In response, Wang and his colleagues developed an effective working method by initially planting sand-fixing forests along the outer reaches of the desert to form the first line of environmental defense and then planting primary forest belts along trunk canals to form a secondary barrier.

"First, we fixed the sand, then we planted trees and created fields to develop farming and animal husbandry. The method enabled us to develop in a sustainable way," Wang said.

In addition, he reformed the reserve's income distribution system, enabling people to earn more according to the results of their work, which prompted greater participation in greening efforts.

Turning deserts into green spaces is not just an eco-friendly endeavor, though. It also offers opportunities for locals to generate higher household incomes through fruit gardens, mushroom farms and ecotourism.

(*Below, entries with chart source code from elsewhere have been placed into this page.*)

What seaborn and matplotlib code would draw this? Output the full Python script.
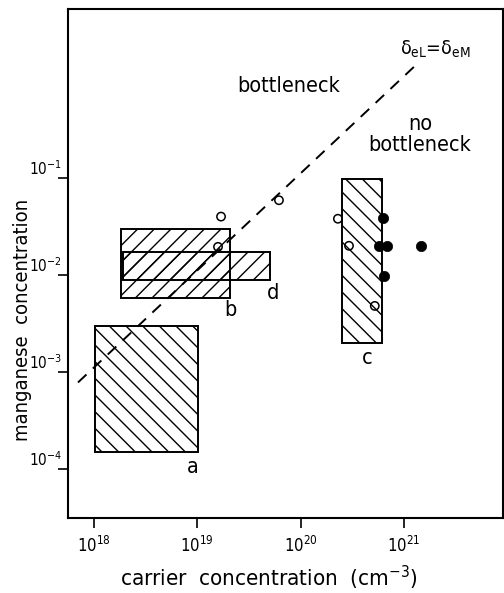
import matplotlib
matplotlib.use("Agg")
import matplotlib.pyplot as plt
import seaborn as sns
from matplotlib.patches import Rectangle

# ---- data ----
box_names = ["a", "b", "c", "d"]
box_x_lo = [1.03e18, 1.84e18, 2.49e20, 1.93e18]
box_x_hi = [1.01e19, 2.07e19, 6.1e20, 5.0e19]
box_y_lo = [1.5e-4, 5.8e-3, 2.0e-3, 8.9e-3]
box_y_hi = [3.0e-3, 3.0e-2, 9.8e-2, 1.74e-2]
box_hatch = ["\\\\", "//", "\\\\", "//"]

label_x = [9.1e18, 2.08e19, 4.37e20, 5.4e19]
label_y = [1.05e-4, 4.35e-3, 1.39e-3, 6.5e-3]

open_x = [1.70e19, 1.59e19, 6.17e19, 2.29e20, 2.93e20, 5.2e20]
open_y = [0.040, 0.0195, 0.059, 0.038, 0.020, 0.0048]

filled_x = [6.2e20, 5.7e20, 6.8e20, 6.4e20, 1.45e21]
filled_y = [0.039, 0.020, 0.020, 0.0098, 0.020]

line_x = [7.05e17, 1.36e21]
line_y = [7.8e-4, 1.53]

x_ticks = [1e18, 1e19, 1e20, 1e21]
x_ticklabels = [r"10$^{18}$", r"10$^{19}$", r"10$^{20}$", r"10$^{21}$"]
y_ticks = [1e-4, 1e-3, 1e-2, 1e-1]
y_ticklabels = [r"10$^{-4}$", r"10$^{-3}$", r"10$^{-2}$", r"10$^{-1}$"]

# ---- style ----
sns.set_style("ticks")
plt.rcParams["font.family"] = ["DejaVu Sans"]
plt.rcParams["font.stretch"] = "condensed"
plt.rcParams["hatch.linewidth"] = 1.0
plt.rcParams["hatch.color"] = "black"
for k in ["text.color", "axes.labelcolor", "xtick.color", "ytick.color",
          "xtick.labelcolor", "ytick.labelcolor", "axes.edgecolor"]:
    plt.rcParams[k] = "black"

fig = plt.figure(figsize=(5.04, 5.93), dpi=100)
ax = fig.add_axes([67.5 / 504, 1 - 518 / 593, (503 - 67.5) / 504, 509 / 593])
ax.set_xscale("log")
ax.set_yscale("log")
ax.set_xlim(10 ** 17.747, 10 ** 21.955)
ax.set_ylim(10 ** -4.505, 10 ** 0.742)

for xl, xh, yl, yh, h in zip(box_x_lo, box_x_hi, box_y_lo, box_y_hi, box_hatch):
    ax.add_patch(Rectangle((xl, yl), xh - xl, yh - yl, facecolor="none",
                           edgecolor="black", linewidth=1.4, hatch=h, zorder=2))

sns.lineplot(x=line_x, y=line_y, ax=ax, color="black", linewidth=1.4,
             dashes=False, zorder=3).lines[-1].set_dashes((6, 4.5))

sns.scatterplot(x=open_x, y=open_y, ax=ax, marker="o", s=36,
                facecolor="none", edgecolor="black", linewidth=1.1, zorder=4)
sns.scatterplot(x=filled_x, y=filled_y, ax=ax, marker="o", s=55,
                color="black", edgecolor="black", linewidth=0.5, zorder=4)

for n, lx, ly in zip(box_names, label_x, label_y):
    ax.text(lx, ly, n, fontsize=15.5, ha="center", va="center")

ax.text(7.6e19, 0.89, "bottleneck", fontsize=15.5, ha="center", va="center")
ax.text(1.42e21, 0.28, "no\nbottleneck", fontsize=15.5, ha="center",
        va="center", linespacing=1.05)
ax.text(2.0e21, 2.1, r"δ$_{\rm eL}$=δ$_{\rm eM}$", fontsize=14, ha="center",
        va="center")

ax.minorticks_off()
ax.set_xticks(x_ticks)
ax.set_xticklabels(x_ticklabels, fontsize=12)
ax.set_yticks(y_ticks)
ax.set_yticklabels(y_ticklabels, fontsize=11)
ax.tick_params(axis="both", which="major", length=7, width=1.2, color="black",
               direction="out")
ax.tick_params(axis="x", pad=6)
ax.tick_params(axis="y", pad=-3)
for lab in ax.get_yticklabels():
    lab.set_verticalalignment("bottom")

for s in ax.spines.values():
    s.set_linewidth(1.5)
    s.set_color("black")

ax.set_xlabel(r"carrier  concentration  (cm$^{-3}$)", fontsize=16)
ax.set_ylabel("manganese  concentration", fontsize=14.5)
ax.xaxis.set_label_coords(0.462, -0.118)
ax.xaxis.label.set_verticalalignment("center")
ax.yaxis.set_label_coords(-0.104, 0.389)
ax.yaxis.label.set_verticalalignment("center")

fig.savefig("out.png", dpi=100)
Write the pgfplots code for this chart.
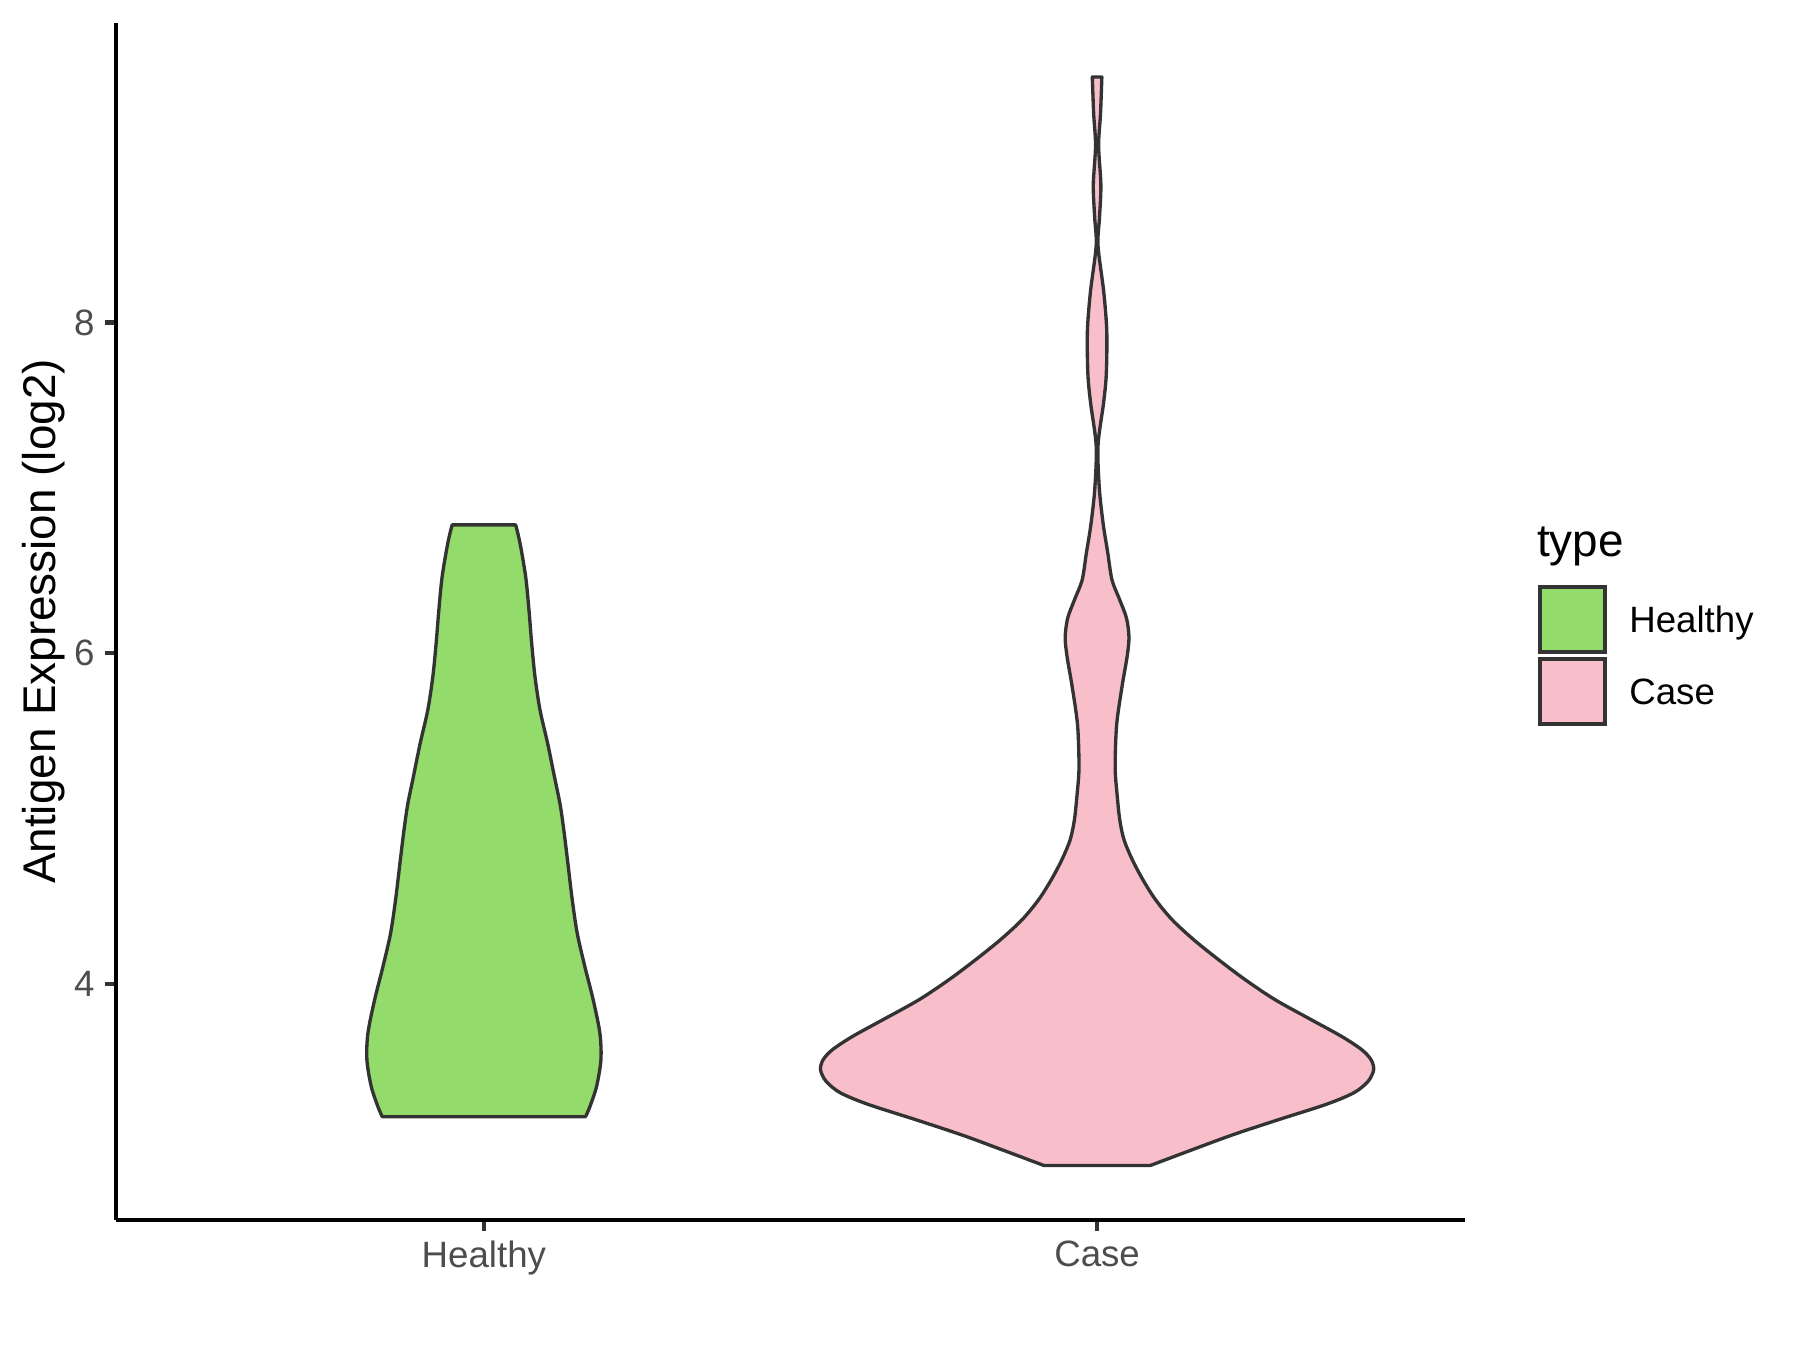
\documentclass[border=0pt]{standalone}
\usepackage{fontspec}
\setmainfont{Liberation Sans}
\usepackage{pgfplots}
\usepackage{pgfplotstable}
\pgfplotsset{compat=1.18}
\usepgfplotslibrary{fillbetween}
\definecolor{healthygreen}{HTML}{93DB6A}
\definecolor{casepink}{HTML}{F8BFCB}
\definecolor{outline}{HTML}{333333}
\definecolor{ticktext}{HTML}{4D4D4D}

% violin outlines: y value and half width (x units)
\pgfplotstableread{
y hw
3.196 0.1658
3.257 0.1729
3.378 0.1837
3.539 0.1908
3.700 0.1892
3.902 0.1783
4.103 0.1647
4.305 0.1522
4.507 0.1441
4.708 0.1376
4.910 0.1310
5.080 0.1245
5.253 0.1150
5.455 0.1039
5.656 0.0915
5.858 0.0833
6.060 0.0779
6.261 0.0735
6.463 0.0681
6.665 0.0589
6.776 0.0518
}\healthy

\pgfplotstableread{
y hw
2.901 0.087
2.993 0.153
3.086 0.221
3.178 0.296
3.271 0.374
3.341 0.419
3.410 0.442
3.479 0.451
3.539 0.447
3.600 0.432
3.680 0.3995
3.781 0.350
3.902 0.291
4.023 0.2421
4.144 0.1986
4.265 0.158
4.386 0.1227
4.507 0.0956
4.628 0.0749
4.749 0.0576
4.870 0.044
4.991 0.0370
5.150 0.0325
5.309 0.0295
5.563 0.0318
5.794 0.0405
5.980 0.049
6.096 0.052
6.211 0.048
6.327 0.0364
6.443 0.0243
6.607 0.0174
6.780 0.0100
6.996 0.0037
7.255 0.0015
7.514 0.0106
7.687 0.0150
7.947 0.0158
8.184 0.0109
8.465 0.0015
8.638 0.0040
8.832 0.0062
9.070 0.0025
9.264 0.0056
9.485 0.0078
}\casedata

\begin{document}
\begin{tikzpicture}
\begin{axis}[
    scale only axis,
    width=323.76pt,
    height=287.28pt,
    xmin=0.4, xmax=2.6,
    ymin=2.571, ymax=9.812,
    axis x line=bottom,
    axis y line=left,
    axis line style={-, black, line width=1.1pt},
    xtick={1,2},
    xticklabels={Healthy,Case},
    ytick={4,6,8},
    tick align=outside,
    major tick length=2.75pt,
    tick style={outline, line width=1pt},
    minor tick num=0,
    /pgf/number format/assume math mode=true,
    x tick label style={font=\fontsize{8.8}{10}\selectfont, text=ticktext, inner sep=0pt, yshift=-2.0pt},
    y tick label style={font=\fontsize{8.8}{10}\selectfont, text=ticktext, inner sep=0pt, xshift=-2.2pt},
    ylabel={Antigen Expression (log2)},
    every axis y label/.style={at={(axis description cs:0,0.5)}, xshift=-14.6pt, rotate=90,
        anchor=base, font=\fontsize{11}{13}\selectfont},
]
\addplot[name path=hR, draw=none, smooth] table[x expr=1+\thisrow{hw}, y=y] {\healthy};
\addplot[name path=hL, draw=none, smooth] table[x expr=1-\thisrow{hw}, y=y] {\healthy};
\addplot[fill=healthygreen, draw=outline, line width=0.8pt, line join=round]
    fill between[of=hR and hL, reverse=true];

\addplot[name path=cR, draw=none, smooth] table[x expr=2+\thisrow{hw}, y=y] {\casedata};
\addplot[name path=cL, draw=none, smooth] table[x expr=2-\thisrow{hw}, y=y] {\casedata};
\addplot[fill=casepink, draw=outline, line width=0.8pt, line join=round]
    fill between[of=cR and cL, reverse=true];
\end{axis}

% legend
\node[anchor=base west, inner sep=0pt, font=\fontsize{11}{13}\selectfont] at (340.9pt,159.3pt) {type};
\draw[outline, fill=healthygreen, line width=1pt] (341.7pt,136.4pt) rectangle (357.3pt,152.0pt);
\draw[outline, fill=casepink, line width=1pt] (341.7pt,119.0pt) rectangle (357.3pt,134.6pt);
\node[anchor=base west, inner sep=0pt, font=\fontsize{8.8}{10}\selectfont] at (363.0pt,141.1pt) {Healthy};
\node[anchor=base west, inner sep=0pt, font=\fontsize{8.8}{10}\selectfont] at (363.0pt,123.6pt) {Case};

\pgfresetboundingbox
\useasboundingbox (-27.84pt,-31.2pt) rectangle (404.16pt,292.8pt);
\end{tikzpicture}
\end{document}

An aerial photo of the Baijitan National Nature Reserve in Lingwu city, Ningxia Hui autonomous region, in 2017. CHINA DAILY

After he retired in 2014, Wang raised funds and established the Ningxia Afforestation and Sand Industry Development Foundation, which has so far helped build more than 10 small desert botanical gardens across the region.

Moreover, with his support, a desert museum was founded in Baijitan. The facility's exhibitions demonstrate how the desert has been changed into an oasis of greenery thanks to the wisdom and determination of the local people.

Wang's work has contributed valuable experience to sand prevention and control, both in China and further afield. In 2019, he was awarded the national honorary title of People's Role Model at the Great Hall of the People in Beijing.

He said the proudest thing in his life is seeing the forest he and his colleagues have planted over recent decades stretching for 61 kilometers and more than 20 km wide, forming a barrier so big that many people call it the "green Great Wall".

"My joys and sorrows have always been closely linked with trees, which have been a large part of my life," Wang said.

"I think I have achieved my goal. We made the place lively and better, and we made the desert green. We have also made better lives for ourselves."